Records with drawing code
▽
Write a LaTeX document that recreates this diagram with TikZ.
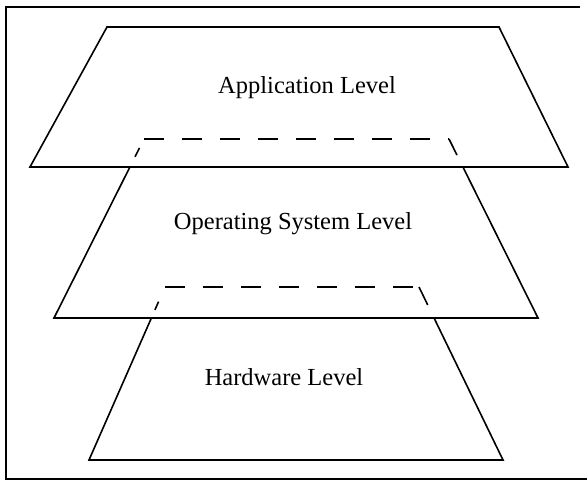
\documentclass[tikz,border=0pt]{standalone}
\usepackage{fontspec}
\setmainfont{Liberation Serif}
\usetikzlibrary{calc}
\begin{document}
\begin{tikzpicture}[x=1pt,y=-1pt,
  edge/.style={line width=1.6pt,line join=miter},
  hidden/.style={line width=1.6pt,dash pattern=on 20pt off 18pt},
  levellabel/.style={anchor=base,inner sep=0pt,font=\fontsize{24.5}{28}\selectfont}]
\useasboundingbox (0,0) rectangle (587,481);
% frame
\draw[line width=1.4pt] (580,7) -- (6,7) -- (6,479) -- (587,479);

% corner points
\coordinate (a1) at (107,27);  \coordinate (a2) at (499,27);
\coordinate (a3) at (568,167); \coordinate (a4) at (30,167);
\coordinate (m1) at (144,139); \coordinate (m2) at (449,139);
\coordinate (m3) at (538,318); \coordinate (m4) at (54,318);
\coordinate (b1) at (165,287); \coordinate (b2) at (419,287);
\coordinate (b3) at (503,460); \coordinate (b4) at (89,460);

% where lower sides pass under the level above
\coordinate (mL) at ($(m4)!0.8436!(m1)$);
\coordinate (mR) at ($(m3)!0.8436!(m2)$);
\coordinate (bL) at ($(b4)!0.8208!(b1)$);
\coordinate (bR) at ($(b3)!0.8208!(b2)$);

% application level
\draw[edge] (a1) -- (a2) -- (a3) -- (a4) -- cycle;
\node[levellabel] (app) at (307,94) {Application Level};

% operating system level
\draw[edge] (mL) -- (m4) -- (m3) -- (mR);
\draw[hidden] (m1) -- (m2);
\draw[line width=1.6pt,dash pattern=on 10pt off 22pt,dash phase=22pt] (m1) -- (mL);
\draw[line width=1.6pt,dash pattern=on 18pt off 20pt] (m2) -- (mR);
\node[levellabel] (os) at (293,230) {Operating System Level};

% hardware level
\draw[edge] (bL) -- (b4) -- (b3) -- (bR);
\draw[hidden] (b1) -- (b2);
\draw[line width=1.6pt,dash pattern=on 9pt off 30pt,dash phase=23pt] (b1) -- (bL);
\draw[line width=1.6pt,dash pattern=on 20pt off 20pt] (b2) -- (bR);
\node[levellabel] (hw) at (284,385) {Hardware Level};
\end{tikzpicture}
\end{document}
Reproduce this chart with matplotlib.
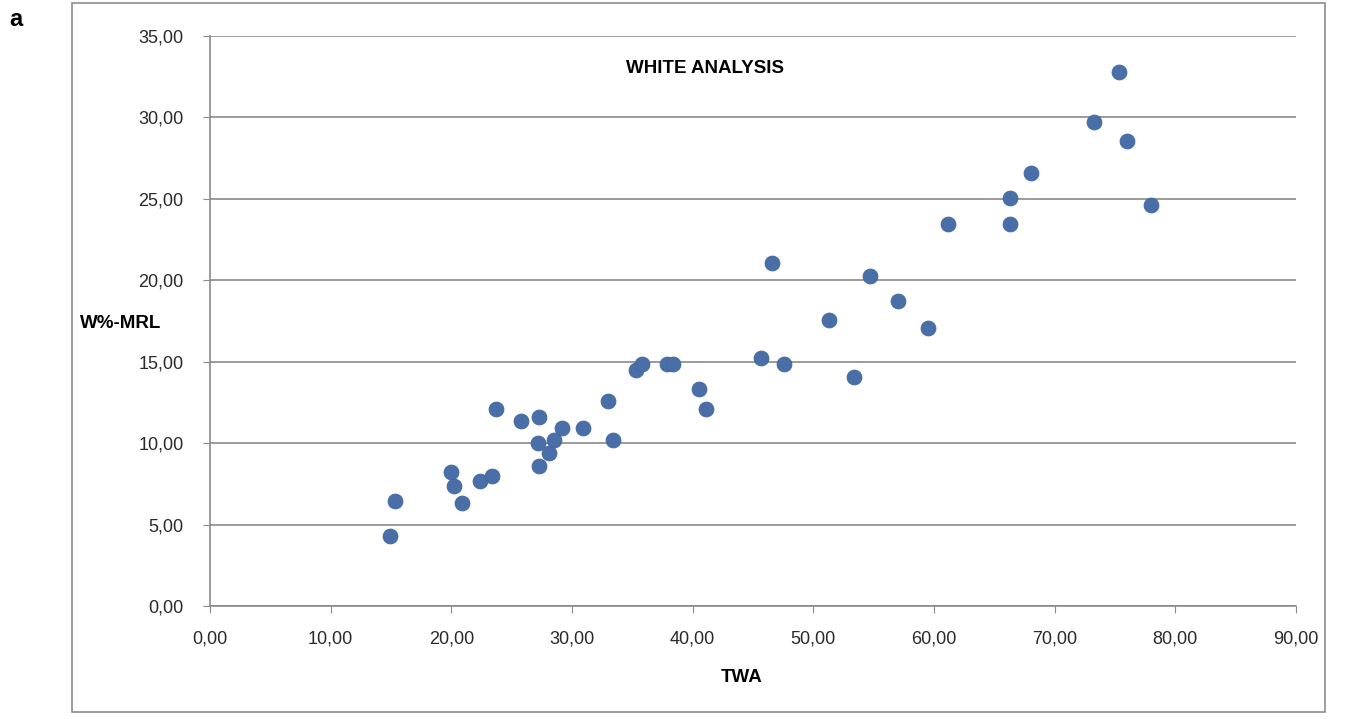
import matplotlib
matplotlib.use("Agg")
import matplotlib.pyplot as plt
from matplotlib.patches import Rectangle
from matplotlib.ticker import FuncFormatter, MultipleLocator

twa = [14.9, 15.3, 20.0, 20.2, 20.9, 22.4, 23.4, 23.7, 25.8, 27.3, 27.2, 27.3, 28.1,
       28.5, 29.2, 30.9, 33.0, 33.4, 35.3, 35.8, 37.9, 38.4, 40.5, 41.1, 46.6, 45.7,
       47.6, 51.3, 53.4, 54.7, 57.0, 59.5, 61.2, 66.3, 66.3, 68.0, 73.3, 75.3, 76.0, 78.0]
wmrl = [4.3, 6.45, 8.2, 7.35, 6.3, 7.7, 8.0, 12.1, 11.35, 11.6, 10.0, 8.6, 9.4,
        10.2, 10.9, 10.9, 12.6, 10.2, 14.5, 14.85, 14.85, 14.85, 13.3, 12.1, 21.05, 15.2,
        14.85, 17.55, 14.05, 20.25, 18.7, 17.1, 23.45, 25.05, 23.45, 26.6, 29.7, 32.8, 28.55, 24.6]

plt.rcParams['font.family'] = ['Liberation Sans', 'DejaVu Sans']

W, H = 1351, 719
fig = plt.figure(figsize=(W / 100, H / 100), dpi=100)
fig.patches.append(Rectangle((72 / W, 1 - 712 / H), (1325 - 72) / W, (712 - 3) / H,
                             transform=fig.transFigure, fill=False,
                             edgecolor='#8c8c8c', linewidth=1.2))
ax = fig.add_axes([210 / W, 1 - 606 / H, (1296 - 210) / W, (606 - 36) / H])

ax.scatter(twa, wmrl, s=115, color='#4a6fa8', edgecolors='#42659c', linewidths=0.6, zorder=3)

ax.set_xlim(0, 90)
ax.set_ylim(0, 35)
ax.xaxis.set_major_locator(MultipleLocator(10))
ax.yaxis.set_major_locator(MultipleLocator(5))
fmt = FuncFormatter(lambda v, p: f"{v:.2f}".replace('.', ','))
ax.xaxis.set_major_formatter(fmt)
ax.yaxis.set_major_formatter(fmt)
ax.grid(axis='y', color='#8a8a8a', linewidth=1.2, zorder=0)
ax.set_axisbelow(True)
for s in ['top', 'right']:
    ax.spines[s].set_visible(False)
for s in ['left', 'bottom']:
    ax.spines[s].set_color('#8a8a8a')
    ax.spines[s].set_linewidth(1.2)
ax.tick_params(axis='both', direction='out', length=5, color='#8a8a8a', labelsize=13,
               labelcolor='#2a2a2a')
ax.tick_params(axis='x', pad=13)
ax.tick_params(axis='y', pad=14)

ax.text(41, 33, "WHITE ANALYSIS", ha='center', va='center', fontsize=13.5, fontweight='bold')
fig.text(742 / W, 1 - 677 / H, "TWA", ha='center', va='center', fontsize=13.5, fontweight='bold')
fig.text(121 / W, 1 - 324 / H, "W%-MRL", ha='center', va='center', fontsize=13.5, fontweight='bold')
fig.text(16 / W, 1 - 20 / H, "a", ha='center', va='center', fontsize=17, fontweight='bold')

fig.savefig("out.png", dpi=100)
△
**Exercise directions:** What's needed is an exact copy of the lines above from the one with "Reproduce this chart with matplotlib." through the one with "from matplotlib.ticker import", both included; the pictures stay out.

**Task output:**
Reproduce this chart with matplotlib.
import matplotlib
matplotlib.use("Agg")
import matplotlib.pyplot as plt
from matplotlib.patches import Rectangle
from matplotlib.ticker import FuncFormatter, MultipleLocator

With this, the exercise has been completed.